> [WORK REQUIRED] Transcribe the whole listing below without changing a word, but leave out every image.

— BEGIN SUPPLIED INFORMATION —

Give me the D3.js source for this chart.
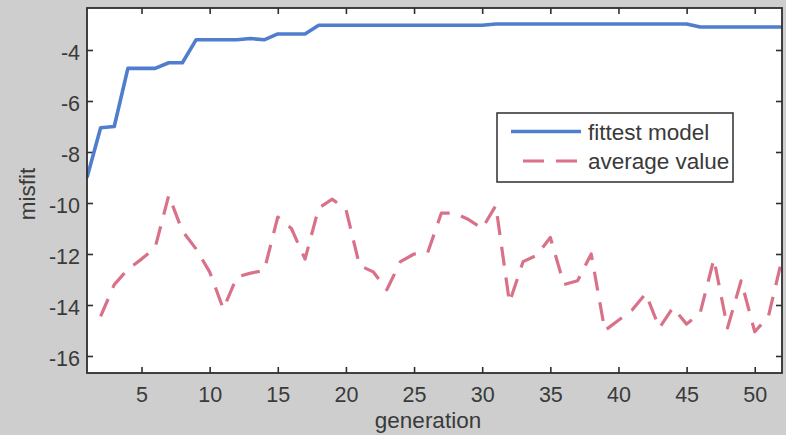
<!DOCTYPE html>
<html>
<head>
<meta charset="utf-8">
<script src="https://cdn.jsdelivr.net/npm/d3@7"></script>
<style>
  html, body { margin: 0; padding: 0; background: #cdcecd; }
  svg { display: block; }
  text { font-family: "Liberation Sans", Arial, sans-serif; fill: #3a3a3a; }
</style>
</head>
<body>
<svg id="chart" width="786" height="435"></svg>
<script>
// ---- data ----
const generationsFit = d3.range(1, 53);
const fittestModel = [
  -9.0, -7.05, -7.0, -4.72, -4.72, -4.72, -4.5, -4.5, -3.6, -3.6,
  -3.6, -3.6, -3.55, -3.6, -3.37, -3.37, -3.37, -3.03, -3.03, -3.03,
  -3.03, -3.03, -3.03, -3.03, -3.03, -3.03, -3.03, -3.03, -3.03, -3.03,
  -2.98, -2.98, -2.98, -2.98, -2.98, -2.98, -2.98, -2.98, -2.98, -2.98,
  -2.98, -2.98, -2.98, -2.98, -2.98, -3.1, -3.1, -3.1, -3.1, -3.1,
  -3.1, -3.1
];
const generationsAvg = d3.range(2, 53);
const averageValue = [
  -14.45, -13.2, -12.6, -12.2, -11.75, -9.7, -11.1, -11.8, -12.7,
  -14.15, -12.9, -12.75, -12.65, -10.55, -11.0, -12.2, -10.2, -9.85, -10.25,
  -12.45, -12.7, -13.4, -12.3, -12.0, -11.95, -10.4, -10.4, -10.65, -11.0,
  -10.1, -13.9, -12.3, -12.05, -11.35, -13.2, -13.05, -12.0, -15.0, -14.6,
  -14.2, -13.55, -14.9, -14.1, -14.75, -14.3, -12.2, -14.9, -13.05, -15.05,
  -14.45, -12.2
];
const xTicks = [5, 10, 15, 20, 25, 30, 35, 40, 45, 50];
const yTicks = [-4, -6, -8, -10, -12, -14, -16];
const seriesNames = ["fittest model", "average value"];
const xLabel = "generation";
const yLabel = "misfit";

// ---- layout ----
const pLeft = 87, pRight = 782, pTop = 8, pBottom = 373;
const svg = d3.select("#chart");

const x = d3.scaleLinear().domain([1, 52]).range([pLeft, pRight]);
const y = d3.scaleLinear().domain([-16.667, -2.353]).range([pBottom, pTop]);

svg.append("rect")
  .attr("x", pLeft).attr("y", pTop)
  .attr("width", pRight - pLeft).attr("height", pBottom - pTop)
  .attr("fill", "#ffffff");

svg.append("clipPath").attr("id", "clip")
  .append("rect")
  .attr("x", pLeft).attr("y", pTop)
  .attr("width", pRight - pLeft).attr("height", pBottom - pTop);

const tickFont = 21.5;
const labelFont = 22.5;
const axisColor = "#2e2e2e";

const xAxisB = d3.axisBottom(x).tickValues(xTicks).tickSizeInner(-6).tickSizeOuter(0).tickPadding(14);
const xAxisT = d3.axisTop(x).tickValues(xTicks).tickSizeInner(-6).tickSizeOuter(0).tickFormat("");
const yAxisL = d3.axisLeft(y).tickValues(yTicks).tickSizeInner(-6).tickSizeOuter(0).tickPadding(7);
const yAxisR = d3.axisRight(y).tickValues(yTicks).tickSizeInner(-6).tickSizeOuter(0).tickFormat("");

function styleAxis(g) {
  g.select(".domain").remove();
  g.selectAll(".tick line").attr("stroke", axisColor).attr("stroke-width", 1.6);
  g.selectAll(".tick text")
    .attr("fill", "#3a3a3a")
    .style("font-family", '"Liberation Sans", Arial, sans-serif')
    .style("font-size", tickFont + "px");
}

svg.append("g").attr("transform", `translate(0,${pBottom})`).call(xAxisB).call(styleAxis)
  .selectAll(".tick text").attr("dy", "0.71em");
svg.append("g").attr("transform", `translate(0,${pTop})`).call(xAxisT).call(styleAxis);
svg.append("g").attr("transform", `translate(${pLeft},0)`).call(yAxisL).call(styleAxis)
  .selectAll(".tick text").attr("dy", "0.42em").text(d => "-" + Math.abs(d));
svg.append("g").attr("transform", `translate(${pRight},0)`).call(yAxisR).call(styleAxis);

const plot = svg.append("g").attr("clip-path", "url(#clip)");

const lineFit = d3.line().x((d, i) => x(generationsFit[i])).y(d => y(d));
const lineAvg = d3.line().x((d, i) => x(generationsAvg[i])).y(d => y(d));

plot.append("path")
  .datum(averageValue)
  .attr("d", lineAvg)
  .attr("fill", "none")
  .attr("stroke", "#d97189")
  .attr("stroke-width", 3.2)
  .attr("stroke-dasharray", "19,12")
  .attr("stroke-linejoin", "round");

plot.append("path")
  .datum(fittestModel)
  .attr("d", lineFit)
  .attr("fill", "none")
  .attr("stroke", "#4f7fcc")
  .attr("stroke-width", 3.6)
  .attr("stroke-linejoin", "round");

svg.append("rect")
  .attr("x", pLeft).attr("y", pTop)
  .attr("width", pRight - pLeft).attr("height", pBottom - pTop)
  .attr("fill", "none")
  .attr("stroke", axisColor)
  .attr("stroke-width", 1.8);

// legend
const lg = svg.append("g");
lg.append("rect")
  .attr("x", 497).attr("y", 113)
  .attr("width", 236).attr("height", 69)
  .attr("fill", "#ffffff")
  .attr("stroke", axisColor)
  .attr("stroke-width", 1.5);
lg.append("line")
  .attr("x1", 511).attr("x2", 581).attr("y1", 131.5).attr("y2", 131.5)
  .attr("stroke", "#4f7fcc").attr("stroke-width", 3.6);
lg.append("line")
  .attr("x1", 523).attr("x2", 579).attr("y1", 161).attr("y2", 161)
  .attr("stroke", "#d97189").attr("stroke-width", 3.2)
  .attr("stroke-dasharray", "21,12");
lg.selectAll("text.lab")
  .data(seriesNames)
  .enter().append("text")
  .attr("class", "lab")
  .attr("x", 588)
  .attr("y", (d, i) => 132 + i * 29.5)
  .attr("dy", "0.35em")
  .style("font-size", labelFont + "px")
  .text(d => d);

svg.append("text")
  .attr("x", 428)
  .attr("y", 428)
  .attr("text-anchor", "middle")
  .style("font-size", labelFont + "px")
  .text(xLabel);

svg.append("text")
  .attr("transform", `translate(35,194) rotate(-90)`)
  .attr("text-anchor", "middle")
  .style("font-size", labelFont + "px")
  .text(yLabel);
</script>
</body>
</html>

— END SUPPLIED INFORMATION —

> [ANSWER FOR THIS EXERCISE]
Give me the D3.js source for this chart.
<!DOCTYPE html>
<html>
<head>
<meta charset="utf-8">
<script src="https://cdn.jsdelivr.net/npm/d3@7"></script>
<style>
  html, body { margin: 0; padding: 0; background: #cdcecd; }
  svg { display: block; }
  text { font-family: "Liberation Sans", Arial, sans-serif; fill: #3a3a3a; }
</style>
</head>
<body>
<svg id="chart" width="786" height="435"></svg>
<script>
// ---- data ----
const generationsFit = d3.range(1, 53);
const fittestModel = [
  -9.0, -7.05, -7.0, -4.72, -4.72, -4.72, -4.5, -4.5, -3.6, -3.6,
  -3.6, -3.6, -3.55, -3.6, -3.37, -3.37, -3.37, -3.03, -3.03, -3.03,
  -3.03, -3.03, -3.03, -3.03, -3.03, -3.03, -3.03, -3.03, -3.03, -3.03,
  -2.98, -2.98, -2.98, -2.98, -2.98, -2.98, -2.98, -2.98, -2.98, -2.98,
  -2.98, -2.98, -2.98, -2.98, -2.98, -3.1, -3.1, -3.1, -3.1, -3.1,
  -3.1, -3.1
];
const generationsAvg = d3.range(2, 53);
const averageValue = [
  -14.45, -13.2, -12.6, -12.2, -11.75, -9.7, -11.1, -11.8, -12.7,
  -14.15, -12.9, -12.75, -12.65, -10.55, -11.0, -12.2, -10.2, -9.85, -10.25,
  -12.45, -12.7, -13.4, -12.3, -12.0, -11.95, -10.4, -10.4, -10.65, -11.0,
  -10.1, -13.9, -12.3, -12.05, -11.35, -13.2, -13.05, -12.0, -15.0, -14.6,
  -14.2, -13.55, -14.9, -14.1, -14.75, -14.3, -12.2, -14.9, -13.05, -15.05,
  -14.45, -12.2
];
const xTicks = [5, 10, 15, 20, 25, 30, 35, 40, 45, 50];
const yTicks = [-4, -6, -8, -10, -12, -14, -16];
const seriesNames = ["fittest model", "average value"];
const xLabel = "generation";
const yLabel = "misfit";

// ---- layout ----
const pLeft = 87, pRight = 782, pTop = 8, pBottom = 373;
const svg = d3.select("#chart");

const x = d3.scaleLinear().domain([1, 52]).range([pLeft, pRight]);
const y = d3.scaleLinear().domain([-16.667, -2.353]).range([pBottom, pTop]);

svg.append("rect")
  .attr("x", pLeft).attr("y", pTop)
  .attr("width", pRight - pLeft).attr("height", pBottom - pTop)
  .attr("fill", "#ffffff");

svg.append("clipPath").attr("id", "clip")
  .append("rect")
  .attr("x", pLeft).attr("y", pTop)
  .attr("width", pRight - pLeft).attr("height", pBottom - pTop);

const tickFont = 21.5;
const labelFont = 22.5;
const axisColor = "#2e2e2e";

const xAxisB = d3.axisBottom(x).tickValues(xTicks).tickSizeInner(-6).tickSizeOuter(0).tickPadding(14);
const xAxisT = d3.axisTop(x).tickValues(xTicks).tickSizeInner(-6).tickSizeOuter(0).tickFormat("");
const yAxisL = d3.axisLeft(y).tickValues(yTicks).tickSizeInner(-6).tickSizeOuter(0).tickPadding(7);
const yAxisR = d3.axisRight(y).tickValues(yTicks).tickSizeInner(-6).tickSizeOuter(0).tickFormat("");

function styleAxis(g) {
  g.select(".domain").remove();
  g.selectAll(".tick line").attr("stroke", axisColor).attr("stroke-width", 1.6);
  g.selectAll(".tick text")
    .attr("fill", "#3a3a3a")
    .style("font-family", '"Liberation Sans", Arial, sans-serif')
    .style("font-size", tickFont + "px");
}

svg.append("g").attr("transform", `translate(0,${pBottom})`).call(xAxisB).call(styleAxis)
  .selectAll(".tick text").attr("dy", "0.71em");
svg.append("g").attr("transform", `translate(0,${pTop})`).call(xAxisT).call(styleAxis);
svg.append("g").attr("transform", `translate(${pLeft},0)`).call(yAxisL).call(styleAxis)
  .selectAll(".tick text").attr("dy", "0.42em").text(d => "-" + Math.abs(d));
svg.append("g").attr("transform", `translate(${pRight},0)`).call(yAxisR).call(styleAxis);

const plot = svg.append("g").attr("clip-path", "url(#clip)");

const lineFit = d3.line().x((d, i) => x(generationsFit[i])).y(d => y(d));
const lineAvg = d3.line().x((d, i) => x(generationsAvg[i])).y(d => y(d));

plot.append("path")
  .datum(averageValue)
  .attr("d", lineAvg)
  .attr("fill", "none")
  .attr("stroke", "#d97189")
  .attr("stroke-width", 3.2)
  .attr("stroke-dasharray", "19,12")
  .attr("stroke-linejoin", "round");

plot.append("path")
  .datum(fittestModel)
  .attr("d", lineFit)
  .attr("fill", "none")
  .attr("stroke", "#4f7fcc")
  .attr("stroke-width", 3.6)
  .attr("stroke-linejoin", "round");

svg.append("rect")
  .attr("x", pLeft).attr("y", pTop)
  .attr("width", pRight - pLeft).attr("height", pBottom - pTop)
  .attr("fill", "none")
  .attr("stroke", axisColor)
  .attr("stroke-width", 1.8);

// legend
const lg = svg.append("g");
lg.append("rect")
  .attr("x", 497).attr("y", 113)
  .attr("width", 236).attr("height", 69)
  .attr("fill", "#ffffff")
  .attr("stroke", axisColor)
  .attr("stroke-width", 1.5);
lg.append("line")
  .attr("x1", 511).attr("x2", 581).attr("y1", 131.5).attr("y2", 131.5)
  .attr("stroke", "#4f7fcc").attr("stroke-width", 3.6);
lg.append("line")
  .attr("x1", 523).attr("x2", 579).attr("y1", 161).attr("y2", 161)
  .attr("stroke", "#d97189").attr("stroke-width", 3.2)
  .attr("stroke-dasharray", "21,12");
lg.selectAll("text.lab")
  .data(seriesNames)
  .enter().append("text")
  .attr("class", "lab")
  .attr("x", 588)
  .attr("y", (d, i) => 132 + i * 29.5)
  .attr("dy", "0.35em")
  .style("font-size", labelFont + "px")
  .text(d => d);

svg.append("text")
  .attr("x", 428)
  .attr("y", 428)
  .attr("text-anchor", "middle")
  .style("font-size", labelFont + "px")
  .text(xLabel);

svg.append("text")
  .attr("transform", `translate(35,194) rotate(-90)`)
  .attr("text-anchor", "middle")
  .style("font-size", labelFont + "px")
  .text(yLabel);
</script>
</body>
</html>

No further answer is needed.